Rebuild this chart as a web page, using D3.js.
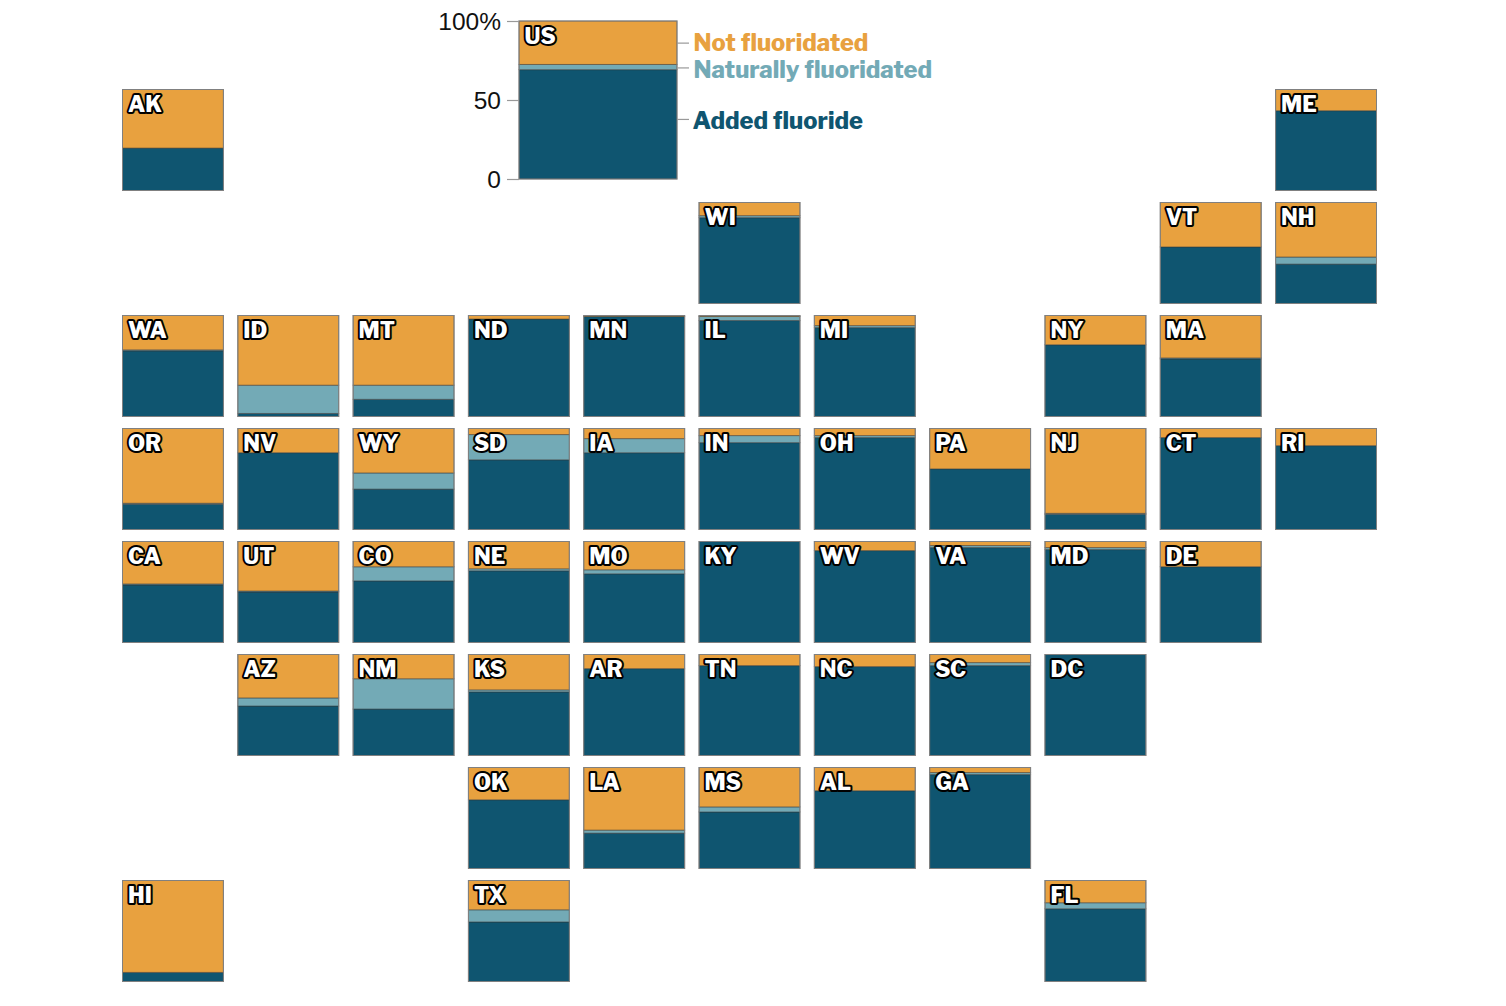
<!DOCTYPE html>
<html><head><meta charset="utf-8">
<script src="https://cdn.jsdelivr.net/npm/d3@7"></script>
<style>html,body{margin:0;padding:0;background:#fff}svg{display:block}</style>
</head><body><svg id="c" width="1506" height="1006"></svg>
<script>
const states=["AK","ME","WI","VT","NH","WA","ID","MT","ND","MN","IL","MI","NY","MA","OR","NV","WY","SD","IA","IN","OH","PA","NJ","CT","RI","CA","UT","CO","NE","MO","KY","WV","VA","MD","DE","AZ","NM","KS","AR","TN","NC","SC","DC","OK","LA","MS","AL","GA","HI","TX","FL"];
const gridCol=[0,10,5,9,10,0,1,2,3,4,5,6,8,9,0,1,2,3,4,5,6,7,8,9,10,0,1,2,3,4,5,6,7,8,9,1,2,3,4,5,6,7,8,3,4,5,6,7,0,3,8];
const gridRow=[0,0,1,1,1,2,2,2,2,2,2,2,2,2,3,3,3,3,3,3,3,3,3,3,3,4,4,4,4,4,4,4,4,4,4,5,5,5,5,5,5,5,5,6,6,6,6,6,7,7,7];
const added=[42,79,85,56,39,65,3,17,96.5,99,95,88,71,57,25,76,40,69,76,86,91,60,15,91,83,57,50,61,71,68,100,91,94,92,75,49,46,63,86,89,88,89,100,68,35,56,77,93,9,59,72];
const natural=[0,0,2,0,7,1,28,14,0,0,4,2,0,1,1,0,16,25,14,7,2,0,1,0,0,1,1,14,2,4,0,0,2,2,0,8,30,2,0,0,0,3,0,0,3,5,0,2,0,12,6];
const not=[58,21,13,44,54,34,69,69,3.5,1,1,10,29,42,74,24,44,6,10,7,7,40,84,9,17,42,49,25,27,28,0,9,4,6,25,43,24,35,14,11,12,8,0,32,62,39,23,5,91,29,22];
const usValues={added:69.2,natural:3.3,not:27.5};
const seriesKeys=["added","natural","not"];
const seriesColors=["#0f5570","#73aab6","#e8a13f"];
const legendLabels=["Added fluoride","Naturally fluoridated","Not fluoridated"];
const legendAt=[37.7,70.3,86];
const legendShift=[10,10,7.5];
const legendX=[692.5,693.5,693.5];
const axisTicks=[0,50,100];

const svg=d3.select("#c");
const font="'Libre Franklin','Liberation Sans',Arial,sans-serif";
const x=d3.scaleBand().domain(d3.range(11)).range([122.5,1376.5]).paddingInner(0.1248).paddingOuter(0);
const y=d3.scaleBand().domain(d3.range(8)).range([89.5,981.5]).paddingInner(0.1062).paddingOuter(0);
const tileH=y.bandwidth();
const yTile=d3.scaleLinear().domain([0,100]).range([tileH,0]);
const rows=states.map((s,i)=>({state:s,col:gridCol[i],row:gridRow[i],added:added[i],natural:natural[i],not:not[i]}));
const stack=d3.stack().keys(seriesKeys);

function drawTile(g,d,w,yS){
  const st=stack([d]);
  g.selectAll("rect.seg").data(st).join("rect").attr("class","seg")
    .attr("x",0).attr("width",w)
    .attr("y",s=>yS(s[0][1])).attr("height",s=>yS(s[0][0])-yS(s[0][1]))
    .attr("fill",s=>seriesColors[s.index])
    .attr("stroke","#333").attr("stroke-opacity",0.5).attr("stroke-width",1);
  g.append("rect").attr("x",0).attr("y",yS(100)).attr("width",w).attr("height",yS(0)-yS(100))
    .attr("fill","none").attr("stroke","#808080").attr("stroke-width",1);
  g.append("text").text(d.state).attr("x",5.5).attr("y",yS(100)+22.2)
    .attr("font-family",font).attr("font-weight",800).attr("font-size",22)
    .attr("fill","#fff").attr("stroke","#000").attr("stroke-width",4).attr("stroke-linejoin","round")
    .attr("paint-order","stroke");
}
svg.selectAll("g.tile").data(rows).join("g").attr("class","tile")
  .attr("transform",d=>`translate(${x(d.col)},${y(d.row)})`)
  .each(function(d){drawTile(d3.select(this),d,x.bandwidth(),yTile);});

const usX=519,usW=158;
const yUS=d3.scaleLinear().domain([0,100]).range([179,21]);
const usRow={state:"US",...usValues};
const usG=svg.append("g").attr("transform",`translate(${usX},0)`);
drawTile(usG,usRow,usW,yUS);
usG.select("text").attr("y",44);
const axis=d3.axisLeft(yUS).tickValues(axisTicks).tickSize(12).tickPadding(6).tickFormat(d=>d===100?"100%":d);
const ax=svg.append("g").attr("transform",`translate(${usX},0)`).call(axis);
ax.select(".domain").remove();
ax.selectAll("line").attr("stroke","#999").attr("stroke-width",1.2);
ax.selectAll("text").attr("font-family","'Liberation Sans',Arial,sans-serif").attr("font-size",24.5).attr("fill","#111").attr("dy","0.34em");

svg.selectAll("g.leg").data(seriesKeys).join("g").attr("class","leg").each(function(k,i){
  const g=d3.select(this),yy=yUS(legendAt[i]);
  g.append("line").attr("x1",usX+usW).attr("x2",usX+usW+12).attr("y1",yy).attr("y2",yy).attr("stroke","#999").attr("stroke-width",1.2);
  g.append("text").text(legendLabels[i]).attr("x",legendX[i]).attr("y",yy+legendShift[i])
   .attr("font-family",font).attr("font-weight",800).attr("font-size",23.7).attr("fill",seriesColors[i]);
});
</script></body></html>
= = =
INSTRUCTIONS FOR THE TASK:
Pictures are excluded; copy all other data exactly as shown.

RESPONSE FOR THIS EXERCISE:
Rebuild this chart as a web page, using D3.js.
<!DOCTYPE html>
<html><head><meta charset="utf-8">
<script src="https://cdn.jsdelivr.net/npm/d3@7"></script>
<style>html,body{margin:0;padding:0;background:#fff}svg{display:block}</style>
</head><body><svg id="c" width="1506" height="1006"></svg>
<script>
const states=["AK","ME","WI","VT","NH","WA","ID","MT","ND","MN","IL","MI","NY","MA","OR","NV","WY","SD","IA","IN","OH","PA","NJ","CT","RI","CA","UT","CO","NE","MO","KY","WV","VA","MD","DE","AZ","NM","KS","AR","TN","NC","SC","DC","OK","LA","MS","AL","GA","HI","TX","FL"];
const gridCol=[0,10,5,9,10,0,1,2,3,4,5,6,8,9,0,1,2,3,4,5,6,7,8,9,10,0,1,2,3,4,5,6,7,8,9,1,2,3,4,5,6,7,8,3,4,5,6,7,0,3,8];
const gridRow=[0,0,1,1,1,2,2,2,2,2,2,2,2,2,3,3,3,3,3,3,3,3,3,3,3,4,4,4,4,4,4,4,4,4,4,5,5,5,5,5,5,5,5,6,6,6,6,6,7,7,7];
const added=[42,79,85,56,39,65,3,17,96.5,99,95,88,71,57,25,76,40,69,76,86,91,60,15,91,83,57,50,61,71,68,100,91,94,92,75,49,46,63,86,89,88,89,100,68,35,56,77,93,9,59,72];
const natural=[0,0,2,0,7,1,28,14,0,0,4,2,0,1,1,0,16,25,14,7,2,0,1,0,0,1,1,14,2,4,0,0,2,2,0,8,30,2,0,0,0,3,0,0,3,5,0,2,0,12,6];
const not=[58,21,13,44,54,34,69,69,3.5,1,1,10,29,42,74,24,44,6,10,7,7,40,84,9,17,42,49,25,27,28,0,9,4,6,25,43,24,35,14,11,12,8,0,32,62,39,23,5,91,29,22];
const usValues={added:69.2,natural:3.3,not:27.5};
const seriesKeys=["added","natural","not"];
const seriesColors=["#0f5570","#73aab6","#e8a13f"];
const legendLabels=["Added fluoride","Naturally fluoridated","Not fluoridated"];
const legendAt=[37.7,70.3,86];
const legendShift=[10,10,7.5];
const legendX=[692.5,693.5,693.5];
const axisTicks=[0,50,100];

const svg=d3.select("#c");
const font="'Libre Franklin','Liberation Sans',Arial,sans-serif";
const x=d3.scaleBand().domain(d3.range(11)).range([122.5,1376.5]).paddingInner(0.1248).paddingOuter(0);
const y=d3.scaleBand().domain(d3.range(8)).range([89.5,981.5]).paddingInner(0.1062).paddingOuter(0);
const tileH=y.bandwidth();
const yTile=d3.scaleLinear().domain([0,100]).range([tileH,0]);
const rows=states.map((s,i)=>({state:s,col:gridCol[i],row:gridRow[i],added:added[i],natural:natural[i],not:not[i]}));
const stack=d3.stack().keys(seriesKeys);

function drawTile(g,d,w,yS){
  const st=stack([d]);
  g.selectAll("rect.seg").data(st).join("rect").attr("class","seg")
    .attr("x",0).attr("width",w)
    .attr("y",s=>yS(s[0][1])).attr("height",s=>yS(s[0][0])-yS(s[0][1]))
    .attr("fill",s=>seriesColors[s.index])
    .attr("stroke","#333").attr("stroke-opacity",0.5).attr("stroke-width",1);
  g.append("rect").attr("x",0).attr("y",yS(100)).attr("width",w).attr("height",yS(0)-yS(100))
    .attr("fill","none").attr("stroke","#808080").attr("stroke-width",1);
  g.append("text").text(d.state).attr("x",5.5).attr("y",yS(100)+22.2)
    .attr("font-family",font).attr("font-weight",800).attr("font-size",22)
    .attr("fill","#fff").attr("stroke","#000").attr("stroke-width",4).attr("stroke-linejoin","round")
    .attr("paint-order","stroke");
}
svg.selectAll("g.tile").data(rows).join("g").attr("class","tile")
  .attr("transform",d=>`translate(${x(d.col)},${y(d.row)})`)
  .each(function(d){drawTile(d3.select(this),d,x.bandwidth(),yTile);});

const usX=519,usW=158;
const yUS=d3.scaleLinear().domain([0,100]).range([179,21]);
const usRow={state:"US",...usValues};
const usG=svg.append("g").attr("transform",`translate(${usX},0)`);
drawTile(usG,usRow,usW,yUS);
usG.select("text").attr("y",44);
const axis=d3.axisLeft(yUS).tickValues(axisTicks).tickSize(12).tickPadding(6).tickFormat(d=>d===100?"100%":d);
const ax=svg.append("g").attr("transform",`translate(${usX},0)`).call(axis);
ax.select(".domain").remove();
ax.selectAll("line").attr("stroke","#999").attr("stroke-width",1.2);
ax.selectAll("text").attr("font-family","'Liberation Sans',Arial,sans-serif").attr("font-size",24.5).attr("fill","#111").attr("dy","0.34em");

svg.selectAll("g.leg").data(seriesKeys).join("g").attr("class","leg").each(function(k,i){
  const g=d3.select(this),yy=yUS(legendAt[i]);
  g.append("line").attr("x1",usX+usW).attr("x2",usX+usW+12).attr("y1",yy).attr("y2",yy).attr("stroke","#999").attr("stroke-width",1.2);
  g.append("text").text(legendLabels[i]).attr("x",legendX[i]).attr("y",yy+legendShift[i])
   .attr("font-family",font).attr("font-weight",800).attr("font-size",23.7).attr("fill",seriesColors[i]);
});
</script></body></html>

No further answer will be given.